Two dead after twin avalanches in the Alps
February 18, 2018A 43-year-old man and his 11-year-old daughter were found dead in in the French Alps early Sunday afternoon after two people were injured by a separate avalanche in Switzerland.
The French pair had been skiing at the Val-d'Isere ski resort in France near the Italian border. Local newspaper Le Dauphine said they had been skiing in an area closed off due to the avalanche risk. The exact circumstances of the accident were not yet known, and prosecutors in nearby Albertville have opened an investigation.
Avalanche in Swiss Alps
Two other skiers were rescued on Sunday with minor injuries after an avalanche took place at an altitude of 2,500 meters (8,202 feet) on a mountain ridge called the Col de Fenestral in the Finhaut region of the Canton of Valais, near the Swiss-French border.
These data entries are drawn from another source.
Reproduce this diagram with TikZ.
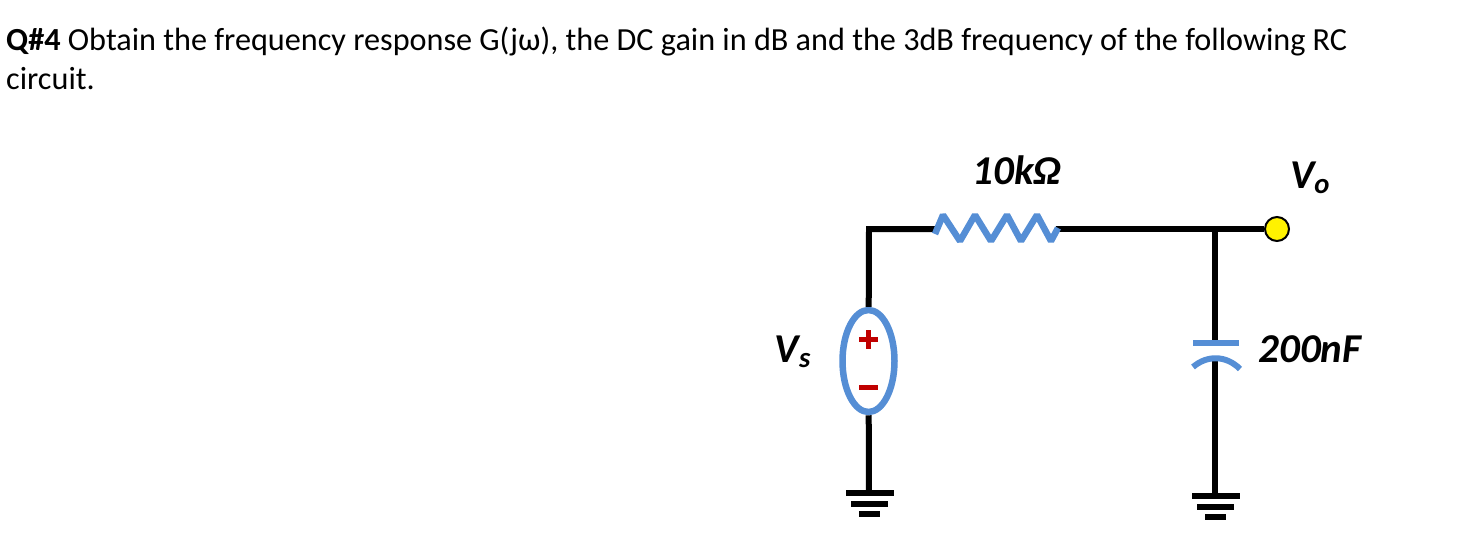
\documentclass[tikz,border=0pt]{standalone}
\usepackage{fontspec}
\setmainfont{Carlito}
\usetikzlibrary{shapes.geometric}
\definecolor{partblue}{RGB}{85,142,213}
\definecolor{signred}{RGB}{192,0,0}
\tikzset{wire/.style={black,line width=6pt},
  part/.style={partblue,line width=6pt},
  sign/.style={signred,line width=5pt},
  linetext/.style={anchor=base west,inner sep=0pt,font=\fontsize{32.2}{38}\selectfont},
  valtext/.style={inner sep=0pt,font=\fontsize{41}{48}\selectfont\bfseries\itshape}}

\begin{document}
\begin{tikzpicture}[x=1pt,y=-1pt]
   \useasboundingbox (0,0) rectangle (1483,550);
   \node[linetext] (question) at (6,50) {\textbf{Q\#4} Obtain the frequency response G(jω), the DC gain in dB and the 3dB frequency of the following RC};
   \node[linetext] (questionend) at (6,89) {circuit.};
   % left branch
   \coordinate (corner) at (869,229);
   \coordinate (resin) at (935,229);
   \coordinate (resout) at (1056,229);
   \coordinate (tee) at (1215,229);
   \coordinate (gndleft) at (869,493);
   \coordinate (gndright) at (1215,496);
   \coordinate (capin) at (1215,343);
   \coordinate (capout) at (1215,358);
   \node[ellipse,draw=partblue,line width=6.5pt,fill=white,minimum width=52pt,minimum height=102pt,inner sep=0pt] (source) at (868.5,361) {};
   \node[circle,draw=black,line width=2pt,fill=yellow,minimum size=24pt,inner sep=0pt] (output) at (1277,229) {};
   \draw[wire,line join=miter] (resin) -- (corner) -- (source);
   \draw[wire] (source) -- (gndleft);
   \draw[wire] (resout) -- (tee);
   \draw[wire] (tee) -- (output);
   \draw[wire] (tee) -- (capin);
   \draw[wire] (capout) -- (gndright);
   % resistor
   \draw[part,line width=6.5pt,line join=bevel] (935,234) -- (943,215) -- (960,241) -- (975,215) -- (991,241) -- (1007,215) -- (1021,241) -- (1037,215) -- (1051,241) -- (1058,228);
   % capacitor
   \draw[part] (1193,343) -- (1239,343);
   \draw[part] (1193,367) .. controls (1207,355) and (1226,355) .. (1240,369);
   % signs
   \draw[sign] (859,339) -- (878,339);
   \draw[sign] (868,330) -- (868,349);
   \draw[sign] (859,387) -- (878,387);
   % grounds
   \begin{scope}[xshift=870pt,yshift=-493pt]
    \draw[wire] (-24,0) -- (24,0);
    \draw[wire] (-19,10.5) -- (18,10.5);
    \draw[wire] (-11,21) -- (10,21);
   \end{scope}
   \begin{scope}[xshift=1216pt,yshift=-496pt]
    \draw[wire] (-24,0) -- (24,0);
    \draw[wire] (-19,11) -- (18,11);
    \draw[wire] (-11,21) -- (10,21);
   \end{scope}
   % labels
   \node[valtext] (reslabel) at (1017,170) {10kΩ};
   \node[valtext] (caplabel) at (1310,349) {200nF};
   \node[valtext] (srclabel) at (793,352) {V\textsubscript{s}};
   \node[valtext] (outlabel) at (1310,178) {V\textsubscript{o}};
\end{tikzpicture}
\end{document}
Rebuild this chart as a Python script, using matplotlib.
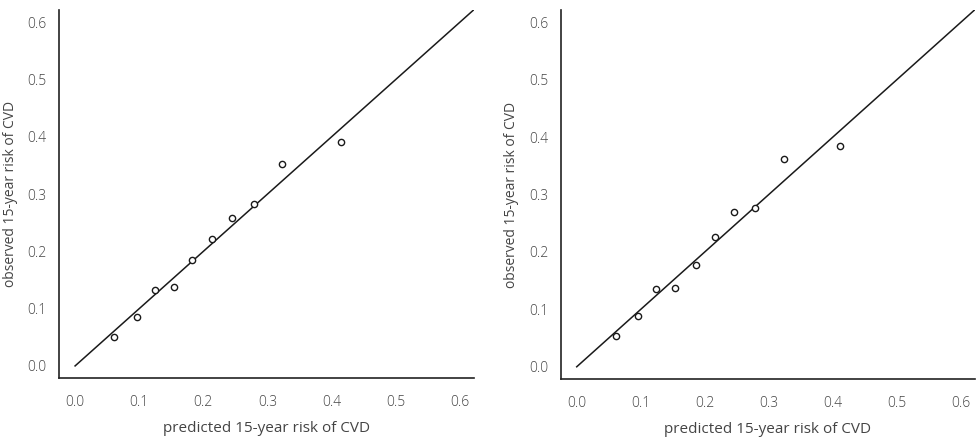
import matplotlib
matplotlib.use("Agg")
import matplotlib.pyplot as plt

plt.rcParams['font.family'] = ['Open Sans', 'DejaVu Sans']
plt.rcParams['font.weight'] = 'light'

# Calibration data: predicted vs observed 15-year CVD risk (deciles)
pred_a = [0.061, 0.097, 0.124, 0.154, 0.183, 0.214, 0.245, 0.279, 0.323, 0.414]
obs_a = [0.051, 0.086, 0.133, 0.137, 0.185, 0.222, 0.258, 0.283, 0.352, 0.391]

pred_b = [0.061, 0.096, 0.124, 0.153, 0.186, 0.216, 0.245, 0.279, 0.324, 0.411]
obs_b = [0.054, 0.089, 0.135, 0.137, 0.178, 0.226, 0.270, 0.276, 0.361, 0.385]

ticks = [0.0, 0.1, 0.2, 0.3, 0.4, 0.5, 0.6]
tick_labels = ["0.0", "0.1", "0.2", "0.3", "0.4", "0.5", "0.6"]

fig = plt.figure(figsize=(9.76, 4.4), dpi=100)
ax_a = fig.add_axes([0.0605, 0.141, 0.4252, 0.836])
ax_b = fig.add_axes([0.5745, 0.139, 0.4245, 0.838])

text_col = "#444444"

for ax, px, oy in [(ax_a, pred_a, obs_a), (ax_b, pred_b, obs_b)]:
    ax.plot([0, 0.7], [0, 0.7], color="#1a1a1a", lw=1.1, zorder=2)
    ax.plot(px, oy, linestyle="none", marker="o", markersize=4.5,
            markerfacecolor="white", markeredgecolor="#1a1a1a",
            markeredgewidth=1.0, zorder=3)
    ax.set_xlim(-0.025, 0.622)
    ax.set_ylim(-0.021, 0.621)
    ax.set_xticks(ticks)
    ax.set_xticklabels(tick_labels)
    ax.set_yticks(ticks)
    ax.set_yticklabels(tick_labels)
    ax.tick_params(axis="both", length=0, labelsize=10, colors=text_col)
    ax.tick_params(axis="x", pad=12)
    ax.tick_params(axis="y", pad=9)
    for side in ("top", "right"):
        ax.spines[side].set_visible(False)
    for side in ("left", "bottom"):
        ax.spines[side].set_linewidth(1.2)
        ax.spines[side].set_color("#222222")
    ax.set_xlabel("predicted 15-year risk of CVD", fontsize=11, color=text_col,
                  labelpad=8)
    ax.set_ylabel("observed 15-year risk of CVD", fontsize=10, color=text_col,
                  labelpad=7)

fig.savefig("out.png", dpi=100)
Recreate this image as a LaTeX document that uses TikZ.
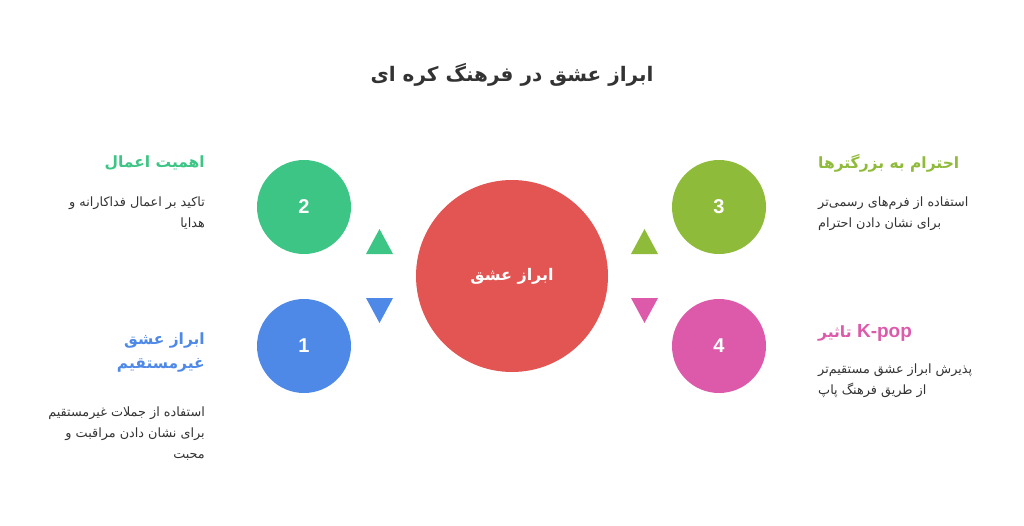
\documentclass[tikz,border=0pt]{standalone}
\usepackage{fontspec}
\setmainfont{Liberation Sans}
\newfontfamily\arabicfont[Script=Arabic]{DejaVu Sans}
\TeXXeTstate=1
\usetikzlibrary{positioning}
\definecolor{cred}{HTML}{E25552}
\definecolor{cgreen}{HTML}{3DC585}
\definecolor{cblue}{HTML}{4E89E8}
\definecolor{colive}{HTML}{8FBB3A}
\definecolor{cpink}{HTML}{DD5AAB}
\definecolor{ctext}{HTML}{333333}
\tikzset{
    hub/.style = {circle, fill=cred, minimum size=192pt, inner sep=0,
        text=white, font=\arabicfont\bfseries\fontsize{16}{20}\selectfont},
    num/.style = {circle, minimum size=94pt, inner sep=0,
        text=white, font=\bfseries\fontsize{20}{24}\selectfont},
    head/.style = {inner sep=0, font=\arabicfont\bfseries\fontsize{15.5}{24}\selectfont},
    desc/.style = {inner sep=0, text=ctext, font=\arabicfont\fontsize{12.8}{21}\selectfont}
}

\begin{document}
\begin{tikzpicture}[x=1pt,y=-1pt]
    \useasboundingbox (0,0) rectangle (1024,525);
    \node[inner sep=0,text=ctext,font=\arabicfont\bfseries\fontsize{20}{24}\selectfont] (title) at (512,75) {\beginR ابراز عشق در فرهنگ کره ای\endR};
    \node[hub] (hub) at (512,276) {\beginR ابراز عشق\endR};
    \node[num,fill=cgreen] (n2) at (304,207) {2};
    \node[num,fill=cblue] (n1) at (304,346) {1};
    \node[num,fill=colive] (n3) at (719,207) {3};
    \node[num,fill=cpink] (n4) at (719,346) {4};
    \fill[cgreen] (366,254) -- (379.5,229) -- (393,254) -- cycle;
    \fill[cblue] (366,298) -- (379.5,323) -- (393,298) -- cycle;
    \fill[colive] (631,254) -- (644.5,229) -- (658,254) -- cycle;
    \fill[cpink] (631,298) -- (644.5,323) -- (658,298) -- cycle;
    \node[head,text=cgreen,anchor=east] (h2) at (205,163) {\beginR اهمیت اعمال\endR};
    \node[desc,align=right,anchor=north east] (d2) at (205,197) {\beginR تاکید بر اعمال فداکارانه و\endR\\ \beginR هدایا\endR};
    \node[head,text=cblue,align=right,anchor=north east] (h1) at (205,333) {\beginR ابراز عشق\endR\\ \beginR غیرمستقیم\endR};
    \node[desc,align=right,anchor=north east] (d1) at (205,407) {\beginR استفاده از جملات غیرمستقیم\endR\\ \beginR برای نشان دادن مراقبت و\endR\\ \beginR محبت\endR};
    \node[head,text=colive,anchor=west] (h3) at (818,163) {\beginR احترام به بزرگترها\endR};
    \node[desc,align=left,anchor=north west] (d3) at (818,197) {\beginR استفاده از فرم‌های رسمی‌تر\endR\\ \beginR برای نشان دادن احترام\endR};
    \node[head,text=cpink,anchor=west] (h4) at (818,333) {\beginR تاثیر\endR{} {\rmfamily\fontsize{19}{24}\selectfont K-pop}};
    \node[desc,align=left,anchor=north west] (d4) at (818,364) {\beginR پذیرش ابراز عشق مستقیم‌تر\endR\\ \beginR از طریق فرهنگ پاپ\endR};
\end{tikzpicture}
\end{document}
Police had originally reported 10 skiers to be missing but revised that down to two.
"There was a group of ten skiers at the moment of the avalanche near the snow which broke away," police spokesman Steve Leger said. "The person who gave the alert thought they had all been carried off." In fact they were reported to be safe.
"The rescue team has found the two injured walkers and taken them to hospital," he said.
Switzerland has been witnessing heavy snowfall in the past few weeks, prompting authorities to issue high-level avalanche warnings of 3 out of a maximum 5 which is defined as a "critical avalanche situation."
Several other avalanches occured Sunday and police called for caution, especially from any skiers tempted to move off the marked pistes. A cross-country skier was also killed in an off-piste area near the Giettaz-en-Aravis ski resort.